The critical point moves. Code becomes more disposable. The spec becomes more sacred.

“AI writes code for us” is the shallow version. The deeper version is: the value moves from the implementation to the specification. The developer who writes a precise, testable, complete spec will produce better software than the one who writes clever code — not because the spec generates the code (though it can), but because a precise spec forces every decision to be made explicitly, documented, and verifiable.
Most teams already sense this. It’s why we write acceptance criteria. It’s why we write integration tests. It’s why the best tech leads spend more time on requirements than on pull requests. Spec-driven development just follows that intuition to its logical end.

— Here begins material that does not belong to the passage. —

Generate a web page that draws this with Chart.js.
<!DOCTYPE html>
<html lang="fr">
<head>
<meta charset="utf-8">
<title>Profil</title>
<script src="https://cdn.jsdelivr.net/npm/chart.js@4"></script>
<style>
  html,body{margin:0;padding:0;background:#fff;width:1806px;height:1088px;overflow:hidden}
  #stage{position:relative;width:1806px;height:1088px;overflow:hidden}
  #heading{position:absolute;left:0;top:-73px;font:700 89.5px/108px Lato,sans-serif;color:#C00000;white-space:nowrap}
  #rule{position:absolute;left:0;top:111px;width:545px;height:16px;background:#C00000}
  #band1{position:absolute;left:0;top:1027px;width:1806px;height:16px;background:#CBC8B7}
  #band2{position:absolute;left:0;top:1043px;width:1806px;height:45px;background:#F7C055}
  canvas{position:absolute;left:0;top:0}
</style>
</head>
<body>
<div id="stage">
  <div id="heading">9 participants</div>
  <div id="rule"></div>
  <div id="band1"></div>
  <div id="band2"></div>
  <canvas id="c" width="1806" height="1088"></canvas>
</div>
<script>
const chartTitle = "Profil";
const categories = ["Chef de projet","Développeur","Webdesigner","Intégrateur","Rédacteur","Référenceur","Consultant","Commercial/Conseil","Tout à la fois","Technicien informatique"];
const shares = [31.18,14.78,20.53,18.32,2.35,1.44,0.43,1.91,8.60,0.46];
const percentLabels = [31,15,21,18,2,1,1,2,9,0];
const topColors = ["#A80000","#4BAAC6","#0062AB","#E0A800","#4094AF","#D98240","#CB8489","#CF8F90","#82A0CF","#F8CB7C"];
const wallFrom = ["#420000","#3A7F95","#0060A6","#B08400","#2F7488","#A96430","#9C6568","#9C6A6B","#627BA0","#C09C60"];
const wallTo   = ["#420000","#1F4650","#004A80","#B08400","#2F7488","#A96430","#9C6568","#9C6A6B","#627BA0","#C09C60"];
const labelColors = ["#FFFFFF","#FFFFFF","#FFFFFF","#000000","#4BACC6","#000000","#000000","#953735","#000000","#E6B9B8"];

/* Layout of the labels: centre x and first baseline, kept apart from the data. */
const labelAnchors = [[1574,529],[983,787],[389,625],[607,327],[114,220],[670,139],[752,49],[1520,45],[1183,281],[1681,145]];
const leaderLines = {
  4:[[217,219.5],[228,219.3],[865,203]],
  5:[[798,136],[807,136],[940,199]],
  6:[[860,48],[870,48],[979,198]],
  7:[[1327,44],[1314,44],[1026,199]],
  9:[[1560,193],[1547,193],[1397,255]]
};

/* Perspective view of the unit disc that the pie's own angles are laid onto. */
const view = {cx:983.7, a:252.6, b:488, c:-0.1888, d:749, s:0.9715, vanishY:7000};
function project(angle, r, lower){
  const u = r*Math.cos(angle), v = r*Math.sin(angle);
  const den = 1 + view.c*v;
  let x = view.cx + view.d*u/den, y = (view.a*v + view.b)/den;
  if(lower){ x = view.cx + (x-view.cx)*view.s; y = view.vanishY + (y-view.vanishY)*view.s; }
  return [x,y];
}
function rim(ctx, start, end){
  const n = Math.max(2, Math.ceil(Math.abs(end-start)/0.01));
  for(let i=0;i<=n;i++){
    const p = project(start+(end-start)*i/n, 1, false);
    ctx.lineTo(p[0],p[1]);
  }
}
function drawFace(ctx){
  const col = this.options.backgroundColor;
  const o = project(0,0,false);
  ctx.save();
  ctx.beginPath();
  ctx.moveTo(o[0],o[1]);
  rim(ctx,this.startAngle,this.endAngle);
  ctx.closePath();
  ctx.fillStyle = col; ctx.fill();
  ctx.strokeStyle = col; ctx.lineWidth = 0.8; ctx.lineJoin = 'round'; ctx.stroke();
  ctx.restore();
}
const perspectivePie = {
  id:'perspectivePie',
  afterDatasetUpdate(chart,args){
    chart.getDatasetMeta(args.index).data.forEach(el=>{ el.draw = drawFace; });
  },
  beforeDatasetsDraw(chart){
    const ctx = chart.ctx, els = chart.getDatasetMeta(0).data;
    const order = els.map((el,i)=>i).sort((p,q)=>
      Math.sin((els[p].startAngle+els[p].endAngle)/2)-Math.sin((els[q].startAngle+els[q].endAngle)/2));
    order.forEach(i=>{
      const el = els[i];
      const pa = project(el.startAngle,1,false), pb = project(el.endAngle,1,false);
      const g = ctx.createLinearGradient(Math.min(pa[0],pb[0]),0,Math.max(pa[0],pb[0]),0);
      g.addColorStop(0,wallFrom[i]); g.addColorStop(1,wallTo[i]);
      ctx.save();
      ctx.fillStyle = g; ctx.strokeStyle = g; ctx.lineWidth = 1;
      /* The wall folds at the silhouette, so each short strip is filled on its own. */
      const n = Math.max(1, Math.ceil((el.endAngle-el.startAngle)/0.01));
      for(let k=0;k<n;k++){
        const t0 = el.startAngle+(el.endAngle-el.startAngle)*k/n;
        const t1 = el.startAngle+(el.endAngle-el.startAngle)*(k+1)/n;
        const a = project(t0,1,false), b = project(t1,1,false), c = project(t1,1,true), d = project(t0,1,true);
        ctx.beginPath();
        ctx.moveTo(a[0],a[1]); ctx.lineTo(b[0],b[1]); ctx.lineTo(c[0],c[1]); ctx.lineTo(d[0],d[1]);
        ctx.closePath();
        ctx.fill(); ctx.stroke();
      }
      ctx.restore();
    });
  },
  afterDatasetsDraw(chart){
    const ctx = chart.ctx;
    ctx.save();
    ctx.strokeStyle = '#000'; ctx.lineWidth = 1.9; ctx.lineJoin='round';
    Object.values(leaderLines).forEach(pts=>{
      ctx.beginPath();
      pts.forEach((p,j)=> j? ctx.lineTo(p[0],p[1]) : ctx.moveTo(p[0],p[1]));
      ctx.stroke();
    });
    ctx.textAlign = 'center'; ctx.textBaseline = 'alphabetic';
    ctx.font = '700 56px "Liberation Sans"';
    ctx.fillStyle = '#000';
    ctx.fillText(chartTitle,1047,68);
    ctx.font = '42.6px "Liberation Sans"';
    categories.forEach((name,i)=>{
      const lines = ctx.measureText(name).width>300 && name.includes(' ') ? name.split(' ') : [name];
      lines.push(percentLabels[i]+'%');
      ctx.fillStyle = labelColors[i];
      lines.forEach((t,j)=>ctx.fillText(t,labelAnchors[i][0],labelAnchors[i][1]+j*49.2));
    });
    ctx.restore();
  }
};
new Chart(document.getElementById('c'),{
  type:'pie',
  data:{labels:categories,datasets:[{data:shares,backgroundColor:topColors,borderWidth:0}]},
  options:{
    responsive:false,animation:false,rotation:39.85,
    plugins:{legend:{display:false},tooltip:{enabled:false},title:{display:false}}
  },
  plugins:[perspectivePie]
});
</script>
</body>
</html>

Whether you ever adopt this workflow or not, the experiment leaves you with one useful question:
If your specs aren’t precise enough to generate correct code from, are they precise enough to build correct code from by hand?
Conclusion
While the demo project I used here is a best-case scenario, it’s not impossible to imagine a future where the spec will become more important than the code.
Imagine if you can generate a full, feature complete spec from an existing codebase. Replatforming a legacy system becomes a matter of tokens, not months of development. You can switch frameworks, languages, architectures, with the push of a button.
The classic development workflow we all know and loved, is disappearing fast. We will no longer care about the nitty gritty details of how the code works. We will only care that it does.